When her once-glamorous and witty novelist-mother got Alzheimer's, Eleanor Cooney moved her from her beloved Connecticut home to California in order to care for her. In tense, searing prose, punctuated with the blackest of humor, Cooney documents the slow erosion of her mother's mind, the powerful bond the two shared, and her own descent into drink and despair.
But the coping mechanism that finally serves this eloquent writer best is writing, the ability to bring to vivid life the memories her mother is losing. As her mother gropes in the gathering darkness for a grip on the world she once loved, succeeding only in conjuring sad fantasies of places and times with her late husband, Cooney revisits their true past. Death in Slow Motion becomes the mesmerizing story of Eleanor's actual childhood, straight out of the pages of John Cheever; the daring and vibrant mother she remembers; and a time that no longer exists for either of them.
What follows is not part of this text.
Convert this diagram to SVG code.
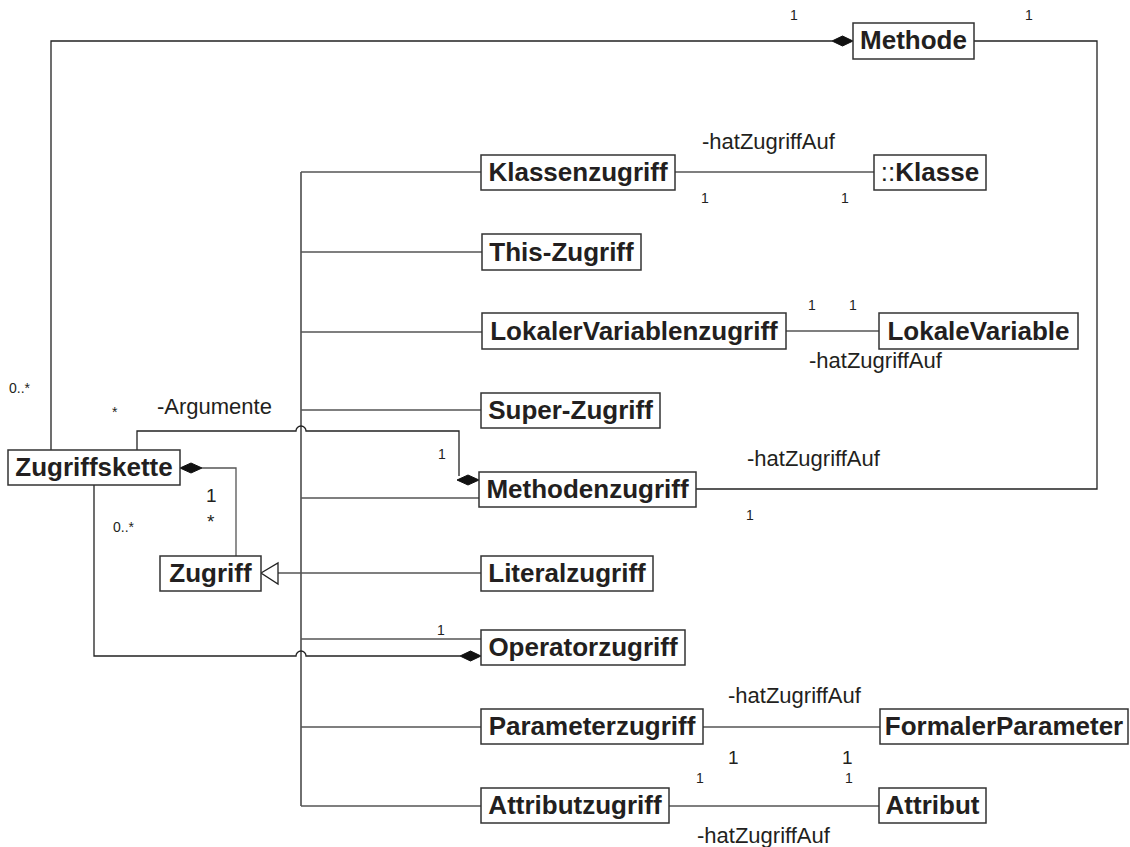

"Whoever said love was stronger than death was full of malarkey," comments Cooney, setting the forthright tone early in this honest account of taking care of a parent with Alzheimer's. In 1997, Cooney (The Court of the Lion: A Novel of the T'Ang Dynasty) and her companion, Mitch, both freelance writers, moved Cooney's 75-year-old mother, novelist Mary Durant, from her home in Connecticut to live near them in Northern California when it became clear that her mother's short-term memory was failing. A great admirer and loving daughter of her elegant, witty mother, Cooney suffered from terrible grief because she could not protect her mother from encroaching dementia. Durant's metamorphosis into a dependent, childlike hypochondriac occurred some years after the death of her husband. Cooney vividly describes the everyday physical and emotional stresses on her and Mitch, once her mother moved in with them, and highlights the lack of available resources for Alzheimer's patients who are not independently wealthy. Cooney and Mitch missed writing deadlines, began to drink heavily and nearly ended their relationship. When they could no longer manage her mother at home, Cooney placed her in several unpleasant assisted living residences, until Cooney managed to find her a reasonable place. A short story by Mary Durant is appended to this well-written, harrowing memoir.